▶ _Objective_
Repeat, exactly and only, the lines from the beginning of the data through the line with "1.2, 1.5, 1.8];". Pictures are left out.

** START Supplied material **

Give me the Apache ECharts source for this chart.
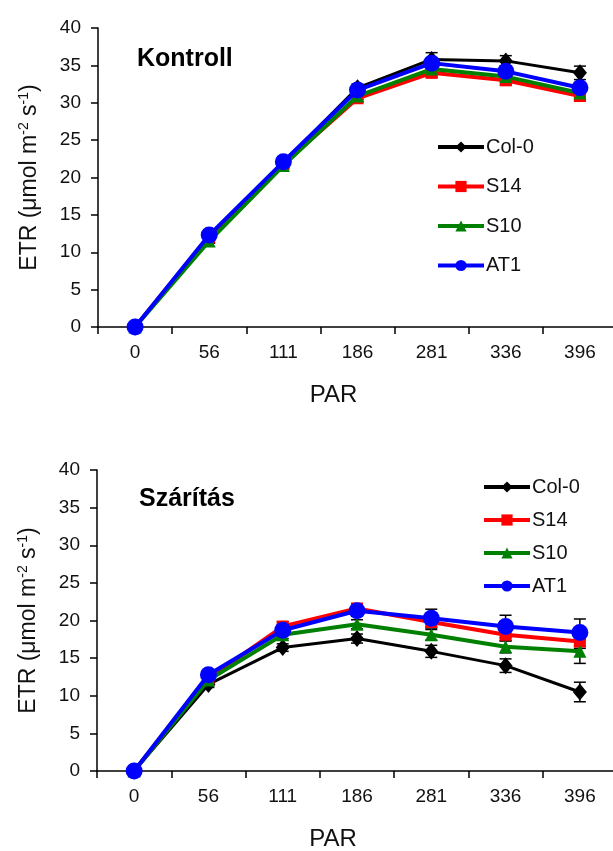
<!DOCTYPE html>
<html>
<head>
<meta charset="utf-8">
<script src="https://cdn.jsdelivr.net/npm/echarts@6/dist/echarts.min.js"></script>
<style>
  html, body { margin: 0; padding: 0; background: #fff; }
  #chart { width: 613px; height: 851px; }
</style>
</head>
<body>
<div id="chart"></div>
<script>
// PAR levels (category axis)
const parLevels = ['0', '56', '111', '186', '281', '336', '396'];
const yTicks = { min: 0, max: 40, interval: 5 };

// Kontroll: ETR values and standard errors
const col0K = [0, 12.0, 22.0, 32.0, 35.8, 35.6, 34.0];
const s14K  = [0, 12.0, 21.8, 30.6, 34.0, 33.0, 30.9];
const s10K  = [0, 11.5, 21.6, 30.9, 34.5, 33.5, 31.3];
const at1K  = [0, 12.3, 22.1, 31.7, 35.3, 34.2, 32.0];
const col0KErr = [0, 0.3, 0.4, 0.5, 0.9, 0.7, 0.9];
const s14KErr  = [0, 0.3, 0.4, 0.5, 0.6, 0.6, 0.7];
const s10KErr  = [0, 0.3, 0.4, 0.5, 0.6, 0.6, 0.6];
const at1KErr  = [0, 0.3, 0.4, 0.5, 0.6, 0.6, 0.6];

// Szárítás: ETR values and standard errors
const col0S = [0, 11.5, 16.4, 17.6, 15.9, 14.0, 10.5];
const s14S  = [0, 12.3, 19.2, 21.6, 19.8, 18.1, 17.2];
const s10S  = [0, 12.1, 18.1, 19.5, 18.1, 16.5, 15.9];
const at1S  = [0, 12.8, 18.7, 21.3, 20.3, 19.2, 18.4];
const col0SErr = [0, 0.4, 0.5, 0.6, 0.8, 0.9, 1.3];
const s14SErr  = [0, 0.4, 0.6, 0.6, 0.8, 0.8, 0.9];
const s10SErr  = [0, 0.4, 0.5, 0.6, 0.7, 0.8, 1.6];
const at1SErr  = [0, 0.4, 0.5, 0.7, 1.2, 1.5, 1.8];

const lines = [
  { name: 'Col-0', color: '#000000', symbol: 'diamond', size: [14, 17], width: 3 },
  { name: 'S14',   color: '#ff0000', symbol: 'rect',    size: 12, width: 4 },
  { name: 'S10',   color: '#008000', symbol: 'triangle', size: 13, width: 4 },
  { name: 'AT1',   color: '#0000ff', symbol: 'circle',  size: 17, width: 4 }
];

const panels = [
  { values: [col0K, s14K, s10K, at1K], errs: [col0KErr, s14KErr, s10KErr, at1KErr] },
  { values: [col0S, s14S, s10S, at1S], errs: [col0SErr, s14SErr, s10SErr, at1SErr] }
];

const FONT = '"Liberation Sans", Arial, sans-serif';
const axisColor = '#000';

function errorBar(params, api) {
  const e = api.value(2);
  if (!e) return null;
  const v = api.value(1);
  const hi = api.coord([api.value(0), v + e]);
  const lo = api.coord([api.value(0), v - e]);
  const half = 6;
  const st = { stroke: '#000', lineWidth: 1.5 };
  return {
    type: 'group',
    children: [
      { type: 'line', shape: { x1: hi[0], y1: hi[1], x2: lo[0], y2: lo[1] }, style: st },
      { type: 'line', shape: { x1: hi[0] - half, y1: hi[1], x2: hi[0] + half, y2: hi[1] }, style: st },
      { type: 'line', shape: { x1: lo[0] - half, y1: lo[1], x2: lo[0] + half, y2: lo[1] }, style: st }
    ]
  };
}

const grids = [
  { left: 98, top: 28, width: 519, height: 299, outerBoundsMode: 'none' },
  { left: 97, top: 470, width: 520, height: 301, outerBoundsMode: 'none' }
];

const xAxes = grids.map((g, i) => ({
  type: 'category',
  gridIndex: i,
  data: parLevels,
  boundaryGap: true,
  axisLine: { lineStyle: { color: axisColor, width: 1.5 } },
  axisTick: { show: true, inside: false, length: 7, lineStyle: { color: axisColor, width: 1.5 } },
  axisLabel: { color: '#111', fontSize: 19, fontFamily: FONT, margin: 16 },
  splitLine: { show: false },
  name: 'PAR',
  nameLocation: 'middle',
  nameGap: 56,
  nameTextStyle: { color: '#111', fontSize: 24, fontFamily: FONT, padding: [0, 48, 0, 0] }
}));

const yAxes = grids.map((g, i) => ({
  type: 'value',
  gridIndex: i,
  min: yTicks.min,
  max: yTicks.max,
  interval: yTicks.interval,
  axisLine: { show: true, lineStyle: { color: axisColor, width: 1.5 } },
  axisTick: { show: true, inside: false, length: 7, lineStyle: { color: axisColor, width: 1.5 } },
  axisLabel: { color: '#111', fontSize: 19, fontFamily: FONT, margin: 17 },
  splitLine: { show: false },
  name: 'ETR (μmol m{sup|-2} s{sup|-1})',
  nameLocation: 'middle',
  nameRotate: 90,
  nameGap: 55,
  nameTextStyle: {
    color: '#111', fontSize: 23, fontFamily: FONT, lineHeight: 26,
    rich: { sup: { fontSize: 14, fontFamily: FONT, color: '#111', verticalAlign: 'top', lineHeight: 26 } }
  }
}));

const series = [];
panels.forEach((p, gi) => {
  lines.forEach((l, si) => {
    series.push({
      type: 'custom',
      name: l.name + ' SE',
      xAxisIndex: gi,
      yAxisIndex: gi,
      renderItem: errorBar,
      encode: { x: 0, y: 1 },
      data: p.values[si].map((v, k) => [k, v, p.errs[si][k]]),
      z: 1,
      silent: true
    });
  });
  lines.forEach((l, si) => {
    series.push({
      type: 'line',
      name: l.name,
      xAxisIndex: gi,
      yAxisIndex: gi,
      data: p.values[si],
      symbol: l.symbol,
      symbolSize: l.size,
      showAllSymbol: true,
      lineStyle: { color: l.color, width: l.width },
      itemStyle: { color: l.color },
      z: 2 + si
    });
  });
});

const legendBase = {
  orient: 'vertical',
  padding: 0,
  itemWidth: 46,
  itemHeight: 14,
  itemGap: 19,
  lineStyle: { width: 4 },
  textStyle: { color: '#111', fontSize: 20, fontFamily: FONT, padding: [0, 0, 0, -3] },
  data: lines.map(l => l.name)
};

const titleStyle = { fontSize: 25, fontWeight: 'bold', color: '#000', fontFamily: FONT };

const option = {
  animation: false,
  backgroundColor: '#fff',
  grid: grids,
  xAxis: xAxes,
  yAxis: yAxes,
  title: [
    { text: 'Kontroll', left: 137, top: 47, padding: 0, textStyle: titleStyle },
    { text: 'Szárítás', left: 139, top: 487, padding: 0, textStyle: titleStyle }
  ],
  legend: [
    Object.assign({}, legendBase, { left: 436, top: 137, itemGap: 19.5 }),
    Object.assign({}, legendBase, { left: 482, top: 477, itemGap: 13 })
  ],
  series: series
};

const chart = echarts.init(document.getElementById('chart'), null, { renderer: 'canvas' });
chart.setOption(option);
</script>
</body>
</html>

** END Supplied material **

▶ _Solution_
Give me the Apache ECharts source for this chart.
<!DOCTYPE html>
<html>
<head>
<meta charset="utf-8">
<script src="https://cdn.jsdelivr.net/npm/echarts@6/dist/echarts.min.js"></script>
<style>
  html, body { margin: 0; padding: 0; background: #fff; }
  #chart { width: 613px; height: 851px; }
</style>
</head>
<body>
<div id="chart"></div>
<script>
// PAR levels (category axis)
const parLevels = ['0', '56', '111', '186', '281', '336', '396'];
const yTicks = { min: 0, max: 40, interval: 5 };

// Kontroll: ETR values and standard errors
const col0K = [0, 12.0, 22.0, 32.0, 35.8, 35.6, 34.0];
const s14K  = [0, 12.0, 21.8, 30.6, 34.0, 33.0, 30.9];
const s10K  = [0, 11.5, 21.6, 30.9, 34.5, 33.5, 31.3];
const at1K  = [0, 12.3, 22.1, 31.7, 35.3, 34.2, 32.0];
const col0KErr = [0, 0.3, 0.4, 0.5, 0.9, 0.7, 0.9];
const s14KErr  = [0, 0.3, 0.4, 0.5, 0.6, 0.6, 0.7];
const s10KErr  = [0, 0.3, 0.4, 0.5, 0.6, 0.6, 0.6];
const at1KErr  = [0, 0.3, 0.4, 0.5, 0.6, 0.6, 0.6];

// Szárítás: ETR values and standard errors
const col0S = [0, 11.5, 16.4, 17.6, 15.9, 14.0, 10.5];
const s14S  = [0, 12.3, 19.2, 21.6, 19.8, 18.1, 17.2];
const s10S  = [0, 12.1, 18.1, 19.5, 18.1, 16.5, 15.9];
const at1S  = [0, 12.8, 18.7, 21.3, 20.3, 19.2, 18.4];
const col0SErr = [0, 0.4, 0.5, 0.6, 0.8, 0.9, 1.3];
const s14SErr  = [0, 0.4, 0.6, 0.6, 0.8, 0.8, 0.9];
const s10SErr  = [0, 0.4, 0.5, 0.6, 0.7, 0.8, 1.6];
const at1SErr  = [0, 0.4, 0.5, 0.7, 1.2, 1.5, 1.8];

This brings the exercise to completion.